A four-year-old British Sikh girl has become one of the youngest in the UK to enter into the Mensa club of children with a high intelligence quotient (IQ).
Dayaal Kaur from Birmingham displayed exceptional learning abilities when she was very young and had mastered the entire English alphabet when she was just 14 months.
She appeared for the Mensa test in October last year, conducted online from home due to the coronavirus lockdown, and achieved an IQ score of 145. It has placed her in the top one per cent of the UK's population in the 'very gifted or highly advanced' category.
“We are delighted to welcome Dayaal to Mensa, where she joins a community of about 2,000 junior and teen members,” said John Stevenage, British Mensa's chief executive.
“Her family can make use of the supportive parents' network that has developed and we hope that as she grows up, Dayaal makes many lifelong friends and experiences some of the many learning and network opportunities that Mensa offers."
Kaur's father Sarbjit Singh, said: “Now there is official documentation that proves that she is way beyond her level. As parents, it is natural for us to consider our child is special, but in this case there is actual proof that she is one in a million.
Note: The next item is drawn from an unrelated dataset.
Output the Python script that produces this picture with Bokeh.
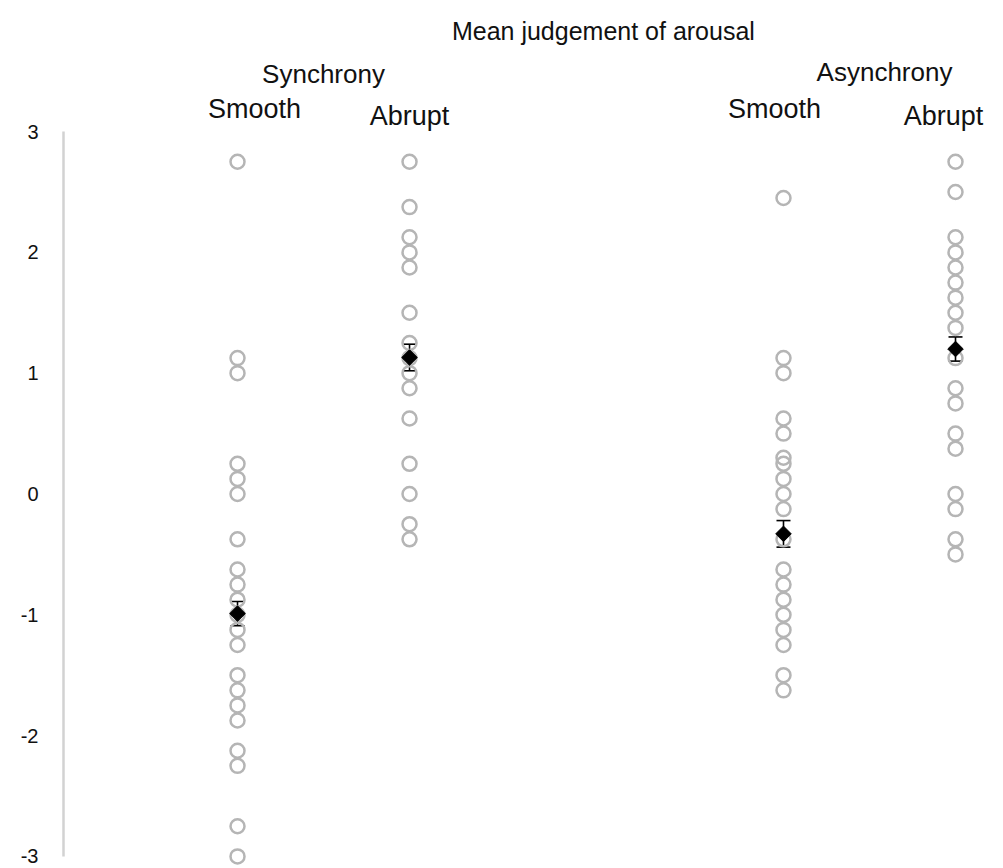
import numpy as np
from bokeh.plotting import figure
from bokeh.models import Range1d, LinearAxis, FixedTicker, ColumnDataSource, Whisker, TeeHead
from bokeh.core.properties import value
from bokeh.embed import file_html
from bokeh.resources import INLINE

# ---------------- data ----------------
title = "Mean judgement of arousal"
groups = ["Synchrony", "Asynchrony"]
conditions = ["Smooth", "Abrupt"]

sync_smooth = [2.75, 1.125, 1.0, 0.25, 0.125, 0.0, -0.375, -0.625, -0.75, -0.875, -1.0,
               -1.125, -1.25, -1.5, -1.625, -1.75, -1.875, -2.125, -2.25, -2.75, -3.0]
sync_abrupt = [2.75, 2.375, 2.125, 2.0, 1.875, 1.5, 1.25, 1.125, 1.0, 0.875, 0.625,
               0.25, 0.0, -0.25, -0.375]
async_smooth = [2.45, 1.125, 1.0, 0.625, 0.5, 0.3, 0.25, 0.125, 0.0, -0.125, -0.375,
                -0.625, -0.75, -0.875, -1.0, -1.125, -1.25, -1.5, -1.625]
async_abrupt = [2.75, 2.5, 2.125, 2.0, 1.875, 1.75, 1.625, 1.5, 1.375, 1.125, 0.875,
                0.75, 0.5, 0.375, 0.0, -0.125, -0.375, -0.5]
means = [-0.99, 1.13, -0.33, 1.20]
errors = [0.10, 0.11, 0.11, 0.10]
y_ticks = [-3, -2, -1, 0, 1, 2, 3]

series = [sync_smooth, sync_abrupt, async_smooth, async_abrupt]

# ---------------- layout ----------------
GROUP_GAP = 1.174
FONT = "Liberation Sans"


def pos(gi, ci):
    return gi * (len(conditions) + GROUP_GAP) + ci


cells = [(gi, ci) for gi in range(len(groups)) for ci in range(len(conditions))]
xpos = [pos(gi, ci) for gi, ci in cells]

Y_TOP = 4.085
p = figure(width=1003, height=868, x_range=Range1d(-1.0116, 4.453),
           y_range=Range1d(-3.100, Y_TOP), x_axis_type=None, y_axis_type=None,
           toolbar_location=None, output_backend="svg",
           min_border_left=63, min_border_right=0, min_border_top=0, min_border_bottom=0)
p.outline_line_color = None
p.xgrid.visible = False
p.ygrid.visible = False
p.background_fill_color = "white"
p.border_fill_color = "white"

yaxis = LinearAxis(ticker=FixedTicker(ticks=y_ticks), bounds=(-3, 3))
yaxis.axis_line_color = "#d2d2d2"
yaxis.axis_line_width = 2.5
yaxis.major_tick_line_color = None
yaxis.minor_tick_line_color = None
yaxis.major_tick_out = 0
yaxis.major_tick_in = 0
yaxis.major_label_standoff = 25
yaxis.major_label_text_font = FONT
yaxis.major_label_text_font_size = "20px"
yaxis.major_label_text_color = "#111111"
yaxis.major_label_overrides = {t: str(t) for t in y_ticks}
p.add_layout(yaxis, "left")

# individual points
px, py = [], []
for x, vals in zip(xpos, series):
    px += [x] * len(vals)
    py += vals
p.scatter(px, py, marker="circle", size=14, fill_color=None,
          line_color="#b5b5b5", line_width=2.5)

# means with error bars
msrc = ColumnDataSource(dict(x=xpos, m=means,
                             lower=[m - e for m, e in zip(means, errors)],
                             upper=[m + e for m, e in zip(means, errors)]))
w = Whisker(base="x", lower="lower", upper="upper", source=msrc,
            line_color="black", line_width=1.6,
            upper_head=TeeHead(size=14, line_color="black", line_width=1.6),
            lower_head=TeeHead(size=14, line_color="black", line_width=1.6))
p.add_layout(w)
p.scatter("x", "m", source=msrc, marker="square", angle=np.pi / 4, size=11,
          fill_color="black", line_color="black")

# header texts
p.text(x=[(xpos[0] + xpos[-1]) / 2 + 0.04], y=[Y_TOP], text=[title],
       y_offset=[30], text_font=value(FONT), text_font_size="25px",
       text_align="center", text_baseline="alphabetic", text_color="#111111")

gx = [(pos(gi, 0) + pos(gi, len(conditions) - 1)) / 2 for gi in range(len(groups))]
p.text(x=gx, y=[Y_TOP] * len(groups), text=groups,
       x_offset=[0, 15], y_offset=[73, 71], text_font=value(FONT), text_font_size="26px",
       text_align="center", text_baseline="alphabetic", text_color="#111111")

p.text(x=xpos, y=[Y_TOP] * len(xpos), text=[conditions[ci] for gi, ci in cells],
       x_offset=[17, 0, -9, -12], y_offset=[108, 115, 108, 115],
       text_font=value(FONT), text_font_size="27px",
       text_align="center", text_baseline="alphabetic", text_color="#111111")

open("out.html", "w").write(file_html(p, INLINE))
“I am so glad we persisted because otherwise Dayaal would have been lost in the system and got frustrated when she didn't feel like she was being challenged enough to learn new things constantly,”
Kaur's family traces its roots back to Hoshiarpur in India's Punjab. Now she dreams to become an astronaut and also to have a stable full of horses.
In her assessment, expert Lyn Kendall recommended that her 'ability and maturity' meant that it would be worth considering accelerating Kaur beyond her peer group in a classroom setting.
Now, she is celebrating her big achievement with her father, one-year-old sister Kalyaan and solicitor mother Rajvinder Kaur.